• **Written request**:
What lines of the data include the string "this"? Copy them all.

• **Input rows**:

»»

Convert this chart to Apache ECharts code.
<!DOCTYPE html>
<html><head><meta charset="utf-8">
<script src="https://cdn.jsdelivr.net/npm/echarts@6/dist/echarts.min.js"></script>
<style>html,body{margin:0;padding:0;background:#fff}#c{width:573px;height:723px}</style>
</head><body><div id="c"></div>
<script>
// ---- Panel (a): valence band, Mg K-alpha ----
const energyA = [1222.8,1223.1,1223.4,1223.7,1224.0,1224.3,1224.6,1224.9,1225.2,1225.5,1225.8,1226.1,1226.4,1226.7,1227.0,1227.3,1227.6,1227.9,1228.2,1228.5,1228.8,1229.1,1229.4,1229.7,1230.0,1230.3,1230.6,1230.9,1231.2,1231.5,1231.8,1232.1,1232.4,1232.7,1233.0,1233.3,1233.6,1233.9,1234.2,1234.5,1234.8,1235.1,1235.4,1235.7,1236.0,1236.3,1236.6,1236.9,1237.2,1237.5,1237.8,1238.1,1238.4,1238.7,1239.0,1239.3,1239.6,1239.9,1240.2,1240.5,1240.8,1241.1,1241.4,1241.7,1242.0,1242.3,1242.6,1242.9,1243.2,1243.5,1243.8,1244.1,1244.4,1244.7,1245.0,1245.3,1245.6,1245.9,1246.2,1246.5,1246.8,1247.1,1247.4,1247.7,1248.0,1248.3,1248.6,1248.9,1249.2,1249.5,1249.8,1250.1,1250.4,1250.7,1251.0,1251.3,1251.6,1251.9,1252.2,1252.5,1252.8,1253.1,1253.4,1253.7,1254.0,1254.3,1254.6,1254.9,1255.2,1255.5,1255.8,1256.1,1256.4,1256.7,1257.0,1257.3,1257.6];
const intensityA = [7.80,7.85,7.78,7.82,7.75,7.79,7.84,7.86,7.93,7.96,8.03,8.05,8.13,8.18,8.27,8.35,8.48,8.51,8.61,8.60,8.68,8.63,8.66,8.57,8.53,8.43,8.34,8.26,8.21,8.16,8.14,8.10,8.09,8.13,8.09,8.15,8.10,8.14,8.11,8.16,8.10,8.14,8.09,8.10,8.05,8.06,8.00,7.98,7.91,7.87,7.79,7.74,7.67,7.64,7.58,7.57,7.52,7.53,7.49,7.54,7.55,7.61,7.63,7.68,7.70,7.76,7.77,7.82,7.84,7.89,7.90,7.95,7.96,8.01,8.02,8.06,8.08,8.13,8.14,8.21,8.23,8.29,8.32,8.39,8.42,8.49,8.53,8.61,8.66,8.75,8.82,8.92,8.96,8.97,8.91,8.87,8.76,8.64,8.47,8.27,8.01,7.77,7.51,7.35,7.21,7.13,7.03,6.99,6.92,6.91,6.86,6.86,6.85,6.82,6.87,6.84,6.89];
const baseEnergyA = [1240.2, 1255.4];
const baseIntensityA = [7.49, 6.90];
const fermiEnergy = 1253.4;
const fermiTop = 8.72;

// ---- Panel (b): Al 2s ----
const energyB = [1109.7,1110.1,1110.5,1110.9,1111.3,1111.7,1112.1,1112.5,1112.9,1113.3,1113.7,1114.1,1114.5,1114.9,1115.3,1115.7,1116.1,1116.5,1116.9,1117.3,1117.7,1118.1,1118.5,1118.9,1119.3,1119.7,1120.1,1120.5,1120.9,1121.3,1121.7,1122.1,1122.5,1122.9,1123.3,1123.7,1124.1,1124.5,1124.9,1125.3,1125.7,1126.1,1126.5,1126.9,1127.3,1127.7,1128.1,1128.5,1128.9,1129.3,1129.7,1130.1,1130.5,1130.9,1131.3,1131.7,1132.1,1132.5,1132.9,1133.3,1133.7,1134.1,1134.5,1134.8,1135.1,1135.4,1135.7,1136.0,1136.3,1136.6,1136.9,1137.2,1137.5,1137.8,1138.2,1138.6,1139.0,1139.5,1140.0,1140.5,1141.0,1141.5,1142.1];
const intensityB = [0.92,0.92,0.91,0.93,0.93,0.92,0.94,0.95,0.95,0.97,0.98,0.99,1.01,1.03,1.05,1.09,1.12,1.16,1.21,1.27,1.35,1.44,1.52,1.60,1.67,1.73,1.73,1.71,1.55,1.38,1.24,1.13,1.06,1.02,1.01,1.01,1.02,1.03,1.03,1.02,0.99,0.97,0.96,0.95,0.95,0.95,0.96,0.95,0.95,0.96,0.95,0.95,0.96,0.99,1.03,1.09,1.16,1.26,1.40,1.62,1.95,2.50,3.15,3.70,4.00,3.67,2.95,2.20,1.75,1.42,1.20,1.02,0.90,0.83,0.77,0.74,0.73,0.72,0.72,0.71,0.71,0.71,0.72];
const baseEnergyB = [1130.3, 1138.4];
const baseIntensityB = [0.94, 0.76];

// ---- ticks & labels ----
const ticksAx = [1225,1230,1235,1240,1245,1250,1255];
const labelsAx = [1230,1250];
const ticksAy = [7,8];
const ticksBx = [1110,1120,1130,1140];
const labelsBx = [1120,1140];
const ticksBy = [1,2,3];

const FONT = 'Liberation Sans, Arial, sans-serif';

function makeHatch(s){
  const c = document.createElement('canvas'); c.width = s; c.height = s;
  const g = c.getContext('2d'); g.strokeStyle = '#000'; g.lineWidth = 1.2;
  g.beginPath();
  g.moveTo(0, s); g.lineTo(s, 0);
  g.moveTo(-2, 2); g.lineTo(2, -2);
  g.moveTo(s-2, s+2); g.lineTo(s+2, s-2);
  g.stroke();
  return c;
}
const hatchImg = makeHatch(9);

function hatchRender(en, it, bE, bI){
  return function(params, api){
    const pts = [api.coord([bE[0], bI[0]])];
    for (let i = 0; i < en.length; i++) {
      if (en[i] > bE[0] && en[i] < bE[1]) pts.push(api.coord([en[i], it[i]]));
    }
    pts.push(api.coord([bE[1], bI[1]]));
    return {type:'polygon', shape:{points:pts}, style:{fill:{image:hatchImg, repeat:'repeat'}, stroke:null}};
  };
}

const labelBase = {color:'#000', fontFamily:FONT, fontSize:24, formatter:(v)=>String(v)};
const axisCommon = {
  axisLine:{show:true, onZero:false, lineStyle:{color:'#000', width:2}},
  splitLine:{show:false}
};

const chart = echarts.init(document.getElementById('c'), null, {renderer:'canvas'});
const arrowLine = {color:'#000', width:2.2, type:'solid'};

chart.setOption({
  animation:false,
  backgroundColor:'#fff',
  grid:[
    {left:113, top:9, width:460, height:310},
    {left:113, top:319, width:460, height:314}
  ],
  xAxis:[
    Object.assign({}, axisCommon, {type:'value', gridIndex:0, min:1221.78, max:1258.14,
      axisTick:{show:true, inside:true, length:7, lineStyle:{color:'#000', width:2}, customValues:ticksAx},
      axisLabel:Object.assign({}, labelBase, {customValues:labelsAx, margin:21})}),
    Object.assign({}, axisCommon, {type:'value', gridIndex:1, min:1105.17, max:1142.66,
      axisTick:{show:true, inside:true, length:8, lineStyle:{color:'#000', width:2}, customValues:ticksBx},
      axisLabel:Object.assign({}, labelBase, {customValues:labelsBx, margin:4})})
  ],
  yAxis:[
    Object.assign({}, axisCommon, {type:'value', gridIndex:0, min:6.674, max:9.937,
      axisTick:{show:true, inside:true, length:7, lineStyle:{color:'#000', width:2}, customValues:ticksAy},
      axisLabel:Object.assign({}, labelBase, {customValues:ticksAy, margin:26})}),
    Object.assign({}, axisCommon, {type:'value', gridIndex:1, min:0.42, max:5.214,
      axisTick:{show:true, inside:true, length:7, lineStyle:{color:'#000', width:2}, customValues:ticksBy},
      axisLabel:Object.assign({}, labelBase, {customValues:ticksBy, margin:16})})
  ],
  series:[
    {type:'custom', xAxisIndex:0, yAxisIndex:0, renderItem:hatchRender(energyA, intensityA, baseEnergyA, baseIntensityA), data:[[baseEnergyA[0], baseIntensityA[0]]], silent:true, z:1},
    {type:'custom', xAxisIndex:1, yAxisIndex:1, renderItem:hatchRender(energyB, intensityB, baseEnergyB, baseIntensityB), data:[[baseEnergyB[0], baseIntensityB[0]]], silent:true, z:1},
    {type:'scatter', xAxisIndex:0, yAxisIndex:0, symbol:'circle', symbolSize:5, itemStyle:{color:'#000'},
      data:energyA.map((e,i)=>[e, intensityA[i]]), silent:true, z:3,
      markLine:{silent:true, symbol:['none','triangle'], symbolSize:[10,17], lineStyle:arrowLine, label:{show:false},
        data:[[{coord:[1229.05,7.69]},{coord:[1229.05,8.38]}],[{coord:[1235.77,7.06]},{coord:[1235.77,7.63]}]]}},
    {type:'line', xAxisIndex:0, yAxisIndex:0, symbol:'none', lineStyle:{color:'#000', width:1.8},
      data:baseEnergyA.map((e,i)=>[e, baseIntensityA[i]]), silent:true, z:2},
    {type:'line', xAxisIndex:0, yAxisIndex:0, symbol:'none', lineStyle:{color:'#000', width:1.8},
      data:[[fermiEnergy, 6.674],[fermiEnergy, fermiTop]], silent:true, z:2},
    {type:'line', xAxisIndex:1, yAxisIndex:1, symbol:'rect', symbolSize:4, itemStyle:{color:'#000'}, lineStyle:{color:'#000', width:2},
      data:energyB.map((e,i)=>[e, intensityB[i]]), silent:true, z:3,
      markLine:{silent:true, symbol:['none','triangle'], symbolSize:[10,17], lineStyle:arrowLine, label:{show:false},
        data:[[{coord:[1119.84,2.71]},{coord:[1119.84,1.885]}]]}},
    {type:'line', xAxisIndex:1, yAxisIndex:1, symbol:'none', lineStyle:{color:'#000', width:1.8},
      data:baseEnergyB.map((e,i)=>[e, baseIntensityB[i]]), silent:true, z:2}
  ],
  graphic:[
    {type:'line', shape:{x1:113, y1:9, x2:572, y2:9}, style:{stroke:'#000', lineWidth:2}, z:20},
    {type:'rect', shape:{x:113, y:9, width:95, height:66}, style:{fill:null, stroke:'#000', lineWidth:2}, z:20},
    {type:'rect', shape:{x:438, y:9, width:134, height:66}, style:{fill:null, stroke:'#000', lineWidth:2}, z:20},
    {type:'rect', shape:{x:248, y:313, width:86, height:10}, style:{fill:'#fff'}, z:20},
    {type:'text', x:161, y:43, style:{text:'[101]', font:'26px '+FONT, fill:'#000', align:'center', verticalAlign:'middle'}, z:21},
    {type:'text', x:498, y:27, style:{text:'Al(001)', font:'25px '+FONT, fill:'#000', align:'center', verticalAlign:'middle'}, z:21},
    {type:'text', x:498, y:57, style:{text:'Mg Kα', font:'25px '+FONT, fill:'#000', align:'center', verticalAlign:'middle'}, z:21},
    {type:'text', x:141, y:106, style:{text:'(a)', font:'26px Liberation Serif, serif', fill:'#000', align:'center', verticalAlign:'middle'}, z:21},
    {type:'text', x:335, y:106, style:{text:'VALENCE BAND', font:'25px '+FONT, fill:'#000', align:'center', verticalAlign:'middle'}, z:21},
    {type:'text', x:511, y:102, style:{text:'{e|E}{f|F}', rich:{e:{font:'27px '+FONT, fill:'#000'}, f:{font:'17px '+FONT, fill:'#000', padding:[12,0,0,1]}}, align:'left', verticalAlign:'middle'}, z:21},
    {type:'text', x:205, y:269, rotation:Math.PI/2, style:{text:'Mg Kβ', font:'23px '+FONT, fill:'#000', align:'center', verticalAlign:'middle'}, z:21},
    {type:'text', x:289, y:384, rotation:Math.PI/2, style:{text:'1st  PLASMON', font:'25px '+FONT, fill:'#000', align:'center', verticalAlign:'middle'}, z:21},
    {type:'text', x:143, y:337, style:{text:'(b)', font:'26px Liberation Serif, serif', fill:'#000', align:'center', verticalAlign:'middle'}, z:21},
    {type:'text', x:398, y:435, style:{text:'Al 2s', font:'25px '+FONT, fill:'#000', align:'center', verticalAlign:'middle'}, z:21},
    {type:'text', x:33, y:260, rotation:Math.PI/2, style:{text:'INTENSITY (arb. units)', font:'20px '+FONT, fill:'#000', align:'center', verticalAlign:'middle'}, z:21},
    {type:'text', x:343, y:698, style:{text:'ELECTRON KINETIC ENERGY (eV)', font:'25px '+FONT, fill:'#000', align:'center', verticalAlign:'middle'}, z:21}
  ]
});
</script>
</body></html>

««
»»

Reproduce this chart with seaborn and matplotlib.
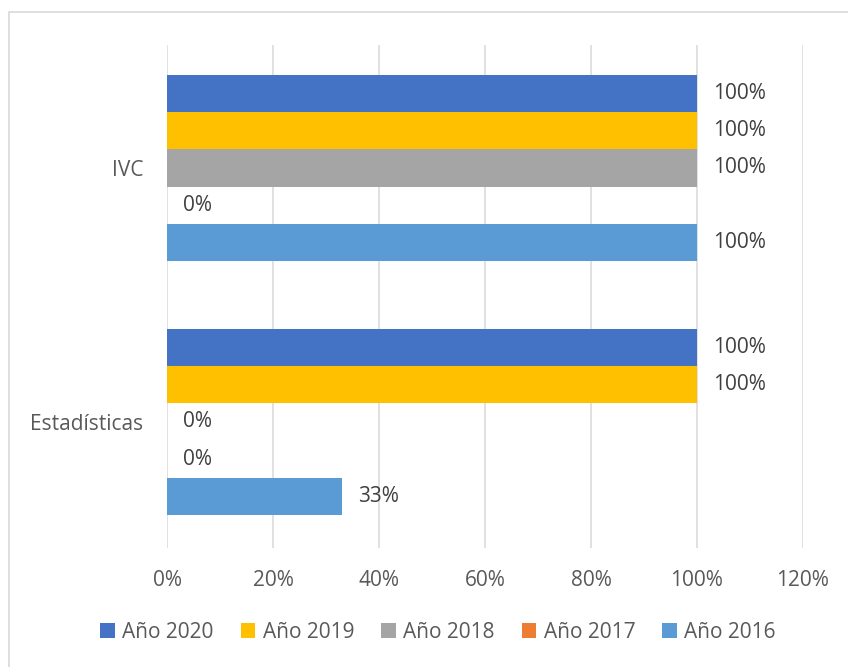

««
»»

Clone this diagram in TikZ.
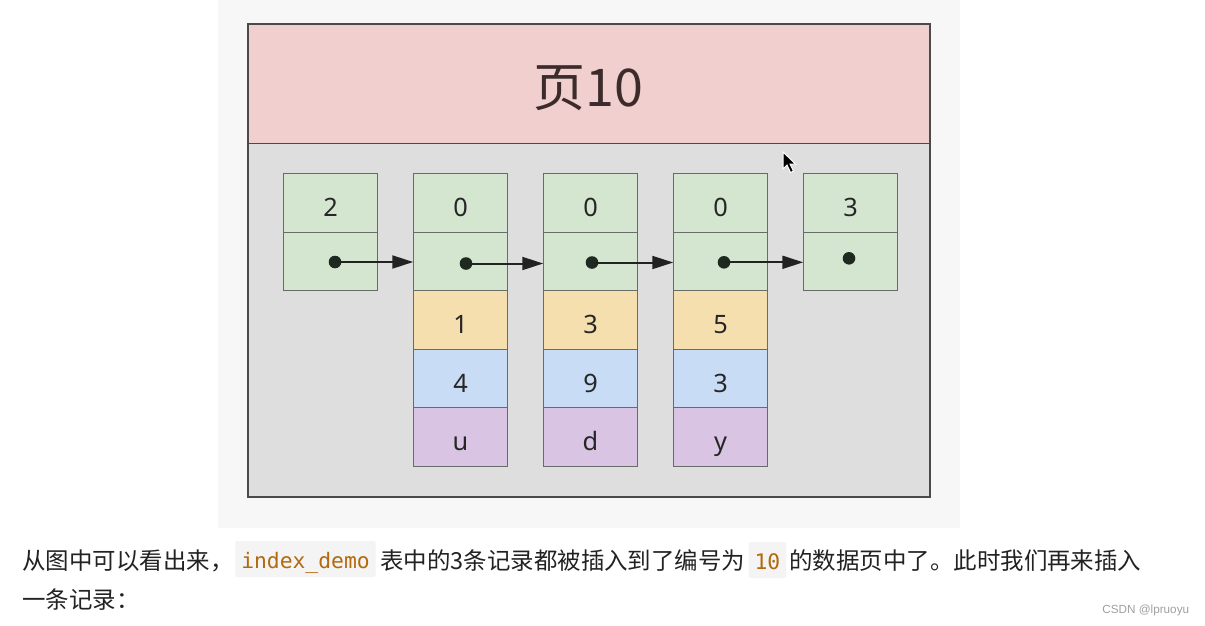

««

• **Correct output**:
Convert this chart to Apache ECharts code.
Reproduce this chart with seaborn and matplotlib.
Clone this diagram in TikZ.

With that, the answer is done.